Eine Sommernacht in Rom im Jahr 1803. Von einem Palais nahe der Spanischen Treppe macht sich ein gespenstischer Trauerzug auf den Weg an den südlichen Stadtrand. Caroline und Wilhelm von Humboldt geleiten den Leichnam ihres siebenjährigen Sohnes Wilhelm zur Grabstätte. Er hatte sich während eines Ausflugs mit einer rätselhaften Krankheit infiziert und war kurz darauf gestorben. Humboldt ist seit einem Jahr preußischer Gesandter am Heiligen Stuhl. Weil er aber Protestant ist, müssen seine Frau und er – wie alle Protestanten bis zum Ende des Kirchenstaates 1870 – ihre Toten zu nächtlicher Stunde und bei Fackelschein bestatten. Der Sarg des geliebten Wilhelm wird in einer geschlossenen Droschke abtransportiert, wie es die Vorschrift ist. Ein Leichenzug von „Ketzern“ hätte die katholische Bevölkerung in Unruhe versetzen können. Die Eheleute werden den Weg 1807 noch einmal auf sich nehmen müssen. Da tragen sie den zehn Monate alten Gustav zu Grabe.

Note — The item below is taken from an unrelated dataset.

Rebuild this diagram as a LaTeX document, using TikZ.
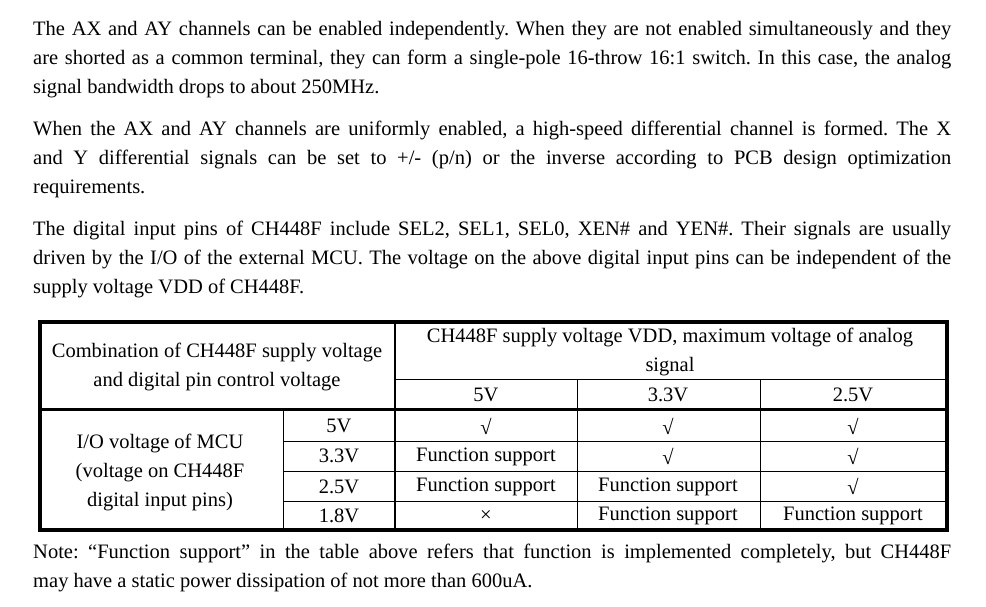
\documentclass[tikz,border=0pt]{standalone}
\usepackage{fontspec}
\setmainfont{Liberation Serif}
\begin{document}
\frenchspacing
\begin{tikzpicture}[x=1pt,y=-1pt,
  para/.style={anchor=north west,inner sep=0pt,text width=918pt,align=justify,font=\fontsize{20.5}{29}\selectfont\frenchspacing},
  cell/.style={inner sep=0pt,font=\fontsize{20.5}{29}\selectfont,align=center},
  thin/.style={line width=1pt},
  thick/.style={line width=3pt},
  outer/.style={line width=3.5pt}]
\useasboundingbox (0,0) rectangle (986,606);
\node[para] (p1) at (33,21) {The AX and AY channels can be enabled independently. When they are not enabled simultaneously and they\linebreak are shorted as a common terminal, they can form a single-pole 16-throw 16:1 switch. In this case, the analog\linebreak signal bandwidth drops to about 250MHz.};
\node[para] (p2) at (33,121) {When the AX and AY channels are uniformly enabled, a high-speed differential channel is formed. The X\linebreak and Y differential signals can be set to +/- (p/n) or the inverse according to PCB design optimization\linebreak requirements.};
\node[para] (p3) at (33,221) {The digital input pins of CH448F include SEL2, SEL1, SEL0, XEN\# and YEN\#. Their signals are usually\linebreak driven by the I/O of the external MCU. The voltage on the above digital input pins can be independent of the\linebreak supply voltage VDD of CH448F.};
\node[para] (p4) at (33,544) {Note: “Function support” in the table above refers that function is implemented completely, but CH448F\linebreak may have a static power dissipation of not more than 600uA.};
% table lines
\draw[thin] (395,379) -- (947,379);
\draw[thin] (283,441) -- (947,441);
\draw[thin] (283,471) -- (947,471);
\draw[thin] (283,501) -- (947,501);
\draw[thin] (283,409) -- (283,530);
\draw[thin] (577,379) -- (577,530);
\draw[thin] (760,379) -- (760,530);
\draw[line width=2pt] (395,322) -- (395,530);
\draw[thick] (40,409) -- (947,409);
\draw[outer] (40,322) rectangle (947,530);
% cells
\node[cell] (h1) at (217,367) {Combination of CH448F supply voltage\\and digital pin control voltage};
\node[cell] (h2) at (670,352) {CH448F supply voltage VDD, maximum voltage of analog\\signal};
\node[cell] (c5) at (486,395) {5V};
\node[cell] (c33) at (668,395) {3.3V};
\node[cell] (c25) at (853,395) {2.5V};
\node[cell] (io) at (160,472) {I/O voltage of MCU\\(voltage on CH448F\\digital input pins)};
\node[cell] (r1) at (339,426) {5V};
\node[cell] (r2) at (339,456) {3.3V};
\node[cell] (r3) at (339,487) {2.5V};
\node[cell] (r4) at (339,516) {1.8V};
\node[cell] (a1) at (486,426) {√};
\node[cell] (b1) at (668,426) {√};
\node[cell] (d1) at (853,426) {√};
\node[cell] (a2) at (486,457) {Function support};
\node[cell] (b2) at (668,456) {√};
\node[cell] (d2) at (853,456) {√};
\node[cell] (a3) at (486,487) {Function support};
\node[cell] (b3) at (668,487) {Function support};
\node[cell] (d3) at (853,486) {√};
\node[cell] (a4) at (486,516) {×};
\node[cell] (b4) at (668,516) {Function support};
\node[cell] (d4) at (853,516) {Function support};
\end{tikzpicture}
\end{document}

Beerdigungen waren nur in der Nacht erlaubt
Wohin aber bringen sie die Jungen, die auf keinem katholischen Friedhof eine Stätte finden? Der Weg führt eine weite Strecke hinaus – bis an die Mauer, die Kaiser Aurelian 271 erbauen ließ. Dorthin, wo vor langer Zeit schon einmal einer seine letzte Ruhe gesucht und diese dazu noch prächtig inszeniert hat: Der Prätor Gaius Cestius Epulo. Er ließ sich 18 bis 12 vor Christus eine 36 Meter hohe Pyramide als Grabstätte errichten, was gerade en vogue war. Damit hat sich der eher unbedeutende Beamte tatsächlich verewigt. Hier also, am Fuß der Cestius-Pyramide, finden auch Wilhelm und später Gustav von Humboldt ihren Ruheort. Und mit ihnen – bereits seit 1716 – viele nicht-katholische (italienisch: acattolicos) Menschen.
So erwuchs in 300 Jahren ein Ruhe- und Erinnerungsort für Denker und Dichter, Maler und Bildhauer, Schriftsteller, Ärzte und Gesandte. Hauptsächlich kamen sie aus Deutschland, Skandinavien und Großbritannien. Die Sonne des Südens übte schon damals eine große Faszination aus. Viele blieben bis an ihr Lebensende, andere wurden durch Krankheit oder auch Unfall vorzeitig aus dem Leben gerufen. Auch manche Hoffnung auf Heilung im milden mediterranen Klima erfüllt sich nicht. Ein Brite, dessen Grab zu den meistbesuchten des Friedhofs gehört, muss das bitter erleiden: John Keats, einer der bedeutendsten Lyriker der englischen Romantik. An Tuberkulose erkrankt, sucht der Poet im November 1820 in Rom Gesundung für sein Leiden. Doch das nasse Winterwetter in Rom bekommt ihm gar nicht gut. Sein Zustand verschlimmert sich und er stirbt im Februar 1821. Sein Sterbehaus im Zentrum Roms ist heute ein Museum.
So schön sich der Cimitero acattolico in seinen zwei Teilen heute präsentiert – einem alten, der 1822 im Streit mit dem Vatikan geschlossen wurde und einem neuen, auf dem bis heute Beerdigungen stattfin-
den –, er war über lange Zeit umstritten und in seiner Existenz gefährdet. Innerhalb der Stadtmauer gelegen, aber ländlich und eher einem ungeschützten Acker gleich, waren die Gräber dem Mutwillen der Bevölkerung ausgesetzt und wurden immer wieder geschändet. Meist begleitet Polizei die Leichenzüge, um die öffentliche Ordnung zu wahren. Zudem war es keine Toplage, die man für die Bestattungen angewiesen hatte. Weinkeller und Vergnügungslokale waren in der Nähe, mit allem was an Ausschweifungen dazugehört. So haftete den nächtlichen protestantischen Bestattungen in doppelter Hinsicht etwas „Zwielichtiges“ an.